How do independent VPN audits work and what do they prove (and not prove) about no-logs claims?
Executive summary
Independent VPN audits are structured, third‑party examinations that test a provider’s systems, configurations and procedures against its no‑logs claim, typically by interviewing staff, inspecting server and configuration files, and reviewing change‑control processes; they increase transparency and lower risk but are inherently limited to a defined scope and a point in time and therefore cannot prove a perpetual or absolute absence of logging [1] [2] [3]. Reports from providers such as NordVPN, Proton, ExpressVPN and IPVanish show common audit practices and the kinds of assurances such engagements can — and cannot — deliver [2] [4] [5] [6].
1. What auditors actually do: methods and evidence
Typical independent engagements consist of interviews with employees, inspection of server configurations and technical logs, review of authentication and gateway systems, and tests of deployment and change‑management procedures; big firms and specialist security consultants alike have used these techniques when verifying no‑logs claims [1] [7] [8]. Auditors may also evaluate administrative controls such as dual‑control release processes and automated configuration management to confirm that logging settings cannot be silently changed without oversight [6] [9].
2. Standards, scope and the “point‑in‑time” reality
Many audits are performed under formal assurance frameworks — for example ISAE 3000 — or as limited assurance engagements, and the provider and auditor must agree the scope up front, which determines what systems and time windows are covered; when Deloitte or PwC examined NordVPN they explicitly described a confined review window and scope of systems evaluated [2] [1]. That very definition of scope creates the core limitation: audits attest to what was observed during testing, not to future state or every possible backdoor outside the agreed perimeter [2] [3].
3. What an audit proves: practical, not metaphysical, assurances
A successful audit can prove that the provider’s published policy was followed, that configuration files and server images did not retain traffic or connection logs, and that organizational controls exist to prevent inadvertent logging — concrete, demonstrable facts that materially raise confidence in a provider’s privacy posture [7] [6] [4]. Multiple repeating audits — as many vendors now publish annually — add cumulative assurance by showing ongoing compliance rather than a one‑off snapshot [2] [5].

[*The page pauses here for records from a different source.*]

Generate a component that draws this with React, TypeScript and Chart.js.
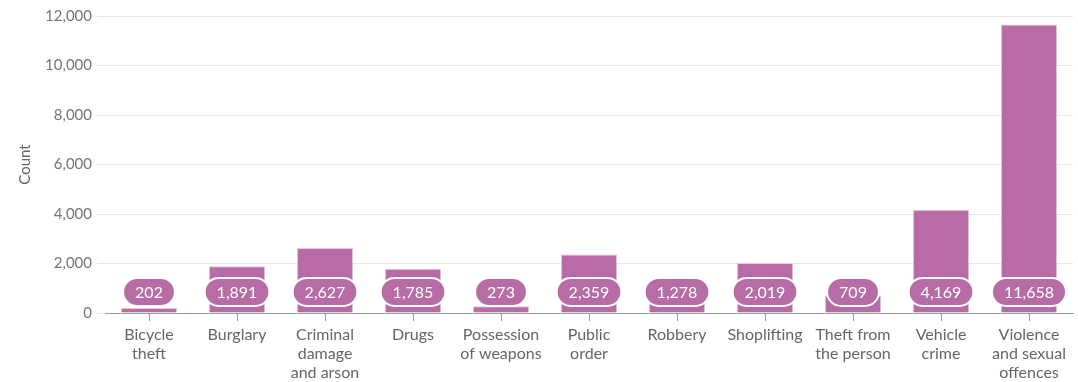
import React, { useEffect, useRef } from "react";
import { Chart, registerables } from "chart.js";

Chart.register(...registerables);

const categories: string[][] = [
  ["Bicycle", "theft"],
  ["Burglary"],
  ["Criminal", "damage", "and arson"],
  ["Drugs"],
  ["Possession", "of weapons"],
  ["Public", "order"],
  ["Robbery"],
  ["Shoplifting"],
  ["Theft from", "the person"],
  ["Vehicle", "crime"],
  ["Violence", "and sexual", "offences"],
];
const counts: number[] = [202, 1891, 2627, 1785, 273, 2359, 1278, 2019, 709, 4169, 11658];
const yTicks: number[] = [0, 2000, 4000, 6000, 8000, 10000, 12000];

const BAR = "#b76ca6";
const FONT = "Lato, 'Noto Sans', sans-serif";

const pillPlugin = {
  id: "pills",
  afterDatasetsDraw(chart: any) {
    const ctx = chart.ctx;
    const meta = chart.getDatasetMeta(0);
    const y0 = chart.scales.y.getPixelForValue(0);
    ctx.save();
    ctx.font = `16px ${FONT}`;
    ctx.textAlign = "center";
    ctx.textBaseline = "middle";
    meta.data.forEach((el: any, i: number) => {
      const text = counts[i].toLocaleString("en-US");
      const w = ctx.measureText(text).width + 24;
      const h = 28;
      const cx = el.x;
      const cy = y0 - 21;
      ctx.beginPath();
      ctx.roundRect(cx - w / 2, cy - h / 2, w, h, h / 2);
      ctx.fillStyle = BAR;
      ctx.fill();
      ctx.lineWidth = 2;
      ctx.strokeStyle = "#ffffff";
      ctx.stroke();
      ctx.fillStyle = "#ffffff";
      ctx.fillText(text, cx, cy + 1);
    });
    ctx.restore();
  },
};

export default function App() {
  const ref = useRef<HTMLCanvasElement | null>(null);
  useEffect(() => {
    if (!ref.current) return;
    const chart = new Chart(ref.current, {
      type: "bar",
      data: {
        labels: categories,
        datasets: [
          {
            data: counts,
            backgroundColor: BAR,
            borderColor: "#e8c6df",
            borderWidth: 1,
            borderSkipped: "bottom",
            categoryPercentage: 0.8,
            barPercentage: 0.8,
          },
        ],
      },
      options: {
        animation: false,
        responsive: true,
        maintainAspectRatio: false,
        layout: { padding: { top: 16, right: 5, left: 0, bottom: 0 } },
        plugins: { legend: { display: false }, tooltip: { enabled: false } },
        scales: {
          x: {
            grid: { offset: false, drawOnChartArea: false, drawTicks: true, tickLength: 8, color: "#999999" },
            border: { display: true, color: "#999999", width: 1 },
            ticks: {
              color: "#666666",
              font: { family: FONT, size: 16, lineHeight: 1.2 },
              padding: 4,
              maxRotation: 0,
              autoSkip: false,
            },
            afterFit: (axis: any) => {
              axis.height = 69;
            },
          },
          y: {
            min: 0,
            max: 12000,
            afterBuildTicks: (axis: any) => {
              axis.ticks = yTicks.map((v) => ({ value: v }));
            },
            grid: { color: "#e6e6e6", tickLength: 8, drawTicks: true },
            border: { display: false },
            ticks: {
              color: "#757575",
              font: { family: FONT, size: 15 },
              padding: 5,
              callback: (v: any) => Number(v).toLocaleString("en-US"),
            },
            title: {
              display: true,
              text: "Count",
              color: "#666666",
              font: { family: FONT, size: 15 },
              padding: { top: 16, bottom: 0 },
            },
            afterFit: (axis: any) => {
              axis.width = 105;
            },
          },
        },
      },
      plugins: [pillPlugin],
    });
    return () => chart.destroy();
  }, []);
  return (
    <div style={{ position: "fixed", left: 0, top: 0, width: 1078, height: 382 }}>
      <canvas ref={ref} />
    </div>
  );
}
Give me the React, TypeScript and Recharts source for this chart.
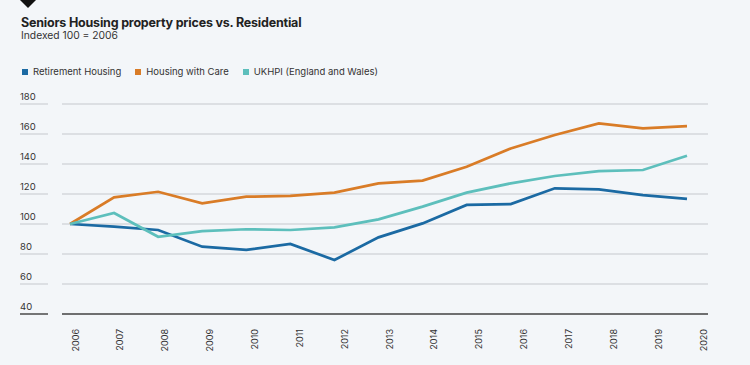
import { CartesianGrid, Line, LineChart, XAxis, YAxis } from "recharts";

const years = ["2006", "2007", "2008", "2009", "2010", "2011", "2012", "2013", "2014", "2015", "2016", "2017", "2018", "2019", "2020"];
const retirementHousing = [100, 98.2, 96, 84.9, 82.7, 86.7, 76, 91.1, 100.4, 112.7, 113.3, 123.8, 123.1, 119.3, 116.7];
const housingWithCare = [100, 117.8, 121.5, 113.8, 118.2, 118.7, 120.9, 127.1, 128.9, 138.2, 150.4, 159.3, 167.1, 163.8, 165.3];
const ukhpi = [100, 107.3, 91.5, 95.3, 96.5, 96, 97.8, 103.1, 111.6, 120.9, 127.1, 132, 135.3, 136, 145.5];
const yTicks = [40, 60, 80, 100, 120, 140, 160, 180];
const yearTicks = years.map(Number);

const BLUE = "#1b6aa3";
const ORANGE = "#d97c27";
const TEAL = "#5dbfbc";
const BG = "#f3f6f9";
const GRID = "#dcdfe3";
const FONT = "Inter, 'Noto Sans', sans-serif";

const series = [
  { key: "retirement", name: "Retirement Housing", color: BLUE },
  { key: "care", name: "Housing with Care", color: ORANGE },
  { key: "ukhpi", name: "UKHPI (England and Wales)", color: TEAL },
];

const data = years.map((y, i) => ({
  year: Number(y),
  period: y,
  retirement: retirementHousing[i],
  care: housingWithCare[i],
  ukhpi: ukhpi[i],
}));

function YTick(props: any) {
  const { y, payload } = props;
  const isBase = payload.value === 40;
  return (
    <g>
      <line x1={20} x2={48} y1={y} y2={y} stroke={isBase ? "#4a4a4a" : GRID} strokeWidth={isBase ? 1.5 : 2} />
      <text x={20} y={y - 8} fontSize={9.5} fill="#333" fontFamily={FONT} dominantBaseline="central">
        {payload.value}
      </text>
    </g>
  );
}

function XTick(props: any) {
  const { x, y, payload } = props;
  const top = y + 7;
  return (
    <text
      x={x}
      y={top}
      transform={`rotate(-90, ${x}, ${top})`}
      textAnchor="end"
      dominantBaseline="central"
      fontSize={9}
      fill="#333"
      fontFamily={FONT}
    >
      {payload.value}
    </text>
  );
}

export default function App() {
  return (
    <div style={{ position: "absolute", left: 0, top: 0, width: 750, height: 365, background: BG, fontFamily: FONT, overflow: "hidden" }}>
      <svg width={40} height={12} style={{ position: "absolute", left: 0, top: 0 }}>
        <polygon points="20,0 36,0 28,8" fill="#111" />
      </svg>
      <div style={{ position: "absolute", left: 21, top: 15, fontSize: 12.5, fontWeight: 700, color: "#222", letterSpacing: -0.2 }}>
        Seniors Housing property prices vs. Residential
      </div>
      <div style={{ position: "absolute", left: 21, top: 29, fontSize: 10.3, color: "#333" }}>Indexed 100 = 2006</div>
      <div style={{ position: "absolute", left: 22, top: 66, display: "flex", fontSize: 9.5, color: "#333" }}>
        {series.map((s) => (
          <div key={s.key} style={{ display: "flex", alignItems: "center", marginRight: 14 }}>
            <span style={{ width: 6, height: 6, background: s.color, display: "inline-block", marginRight: 5 }} />
            <span>{s.name}</span>
          </div>
        ))}
      </div>
      <div style={{ position: "absolute", left: 0, top: 0 }}>
        <LineChart width={750} height={365} data={data} margin={{ top: 104, right: 42, bottom: 11, left: 0 }}>
          <CartesianGrid vertical={false} stroke={GRID} strokeWidth={2} />
          <XAxis
            dataKey="year"
            type="number"
            domain={[2006, 2020]}
            ticks={yearTicks}
            allowDataOverflow
            padding={{ left: 13, right: 5 }}
            height={40}
            tickLine={false}
            axisLine={{ stroke: "#4a4a4a", strokeWidth: 1.5 }}
            tick={<XTick />}
            interval={0}
          />
          <XAxis xAxisId="idx" dataKey="period" type="category" hide padding={{ left: 8, right: 21 }} />
          <YAxis
            domain={[40, 180]}
            ticks={yTicks}
            width={62}
            axisLine={false}
            tickLine={false}
            tick={<YTick />}
            interval={0}
          />
          {series.map((s) => (
            <Line
              key={s.key}
              xAxisId="idx"
              type="linear"
              dataKey={s.key}
              name={s.name}
              stroke={s.color}
              strokeWidth={2.7}
              dot={false}
              isAnimationActive={false}
            />
          ))}
        </LineChart>
      </div>
    </div>
  );
}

4. What audits do not — and cannot — prove
Audits cannot prove that logging is technically impossible, that a future reconfiguration or compromise won’t create logs, or that a provider couldn’t be legally compelled or hacked into logging systems outside the auditor’s view; auditors warn that improper server configuration or architectural flaws could still cause accidental logging, which is why repeat audits and architectural controls matter [4] [9]. They also cannot detect covert, time‑limited logging that a provider intentionally hides unless the audit scope, tooling and timing happen to reveal it [3].
5. How to read audit claims critically
Consumers should check who performed the audit, the engagement type (limited assurance vs. broader attestations), the scope and dates, whether source code or live server images were inspected, and whether the full report is published — all factors that affect how much confidence is warranted; reputable cases often publish full or summarized reports and describe the methods used [1] [10] [11]. The existence of multi‑year audits and complementary certifications such as SOC2 or repeated Big Four assurance engagements strengthens credibility but still requires readers to understand the contractual and technical limits spelled out in each report [4] [2].
6. Bottom line for risk‑minded users
Independent audits are among the best available tools to hold VPN providers accountable and to move claims beyond marketing: they test systems, verify controls and create public records that can be challenged — but they are not proof of perpetual infallibility or immunity from legal or technical compromise, and informed trust requires reading the report’s scope, methods and limitations rather than accepting headlines alone [11] [3].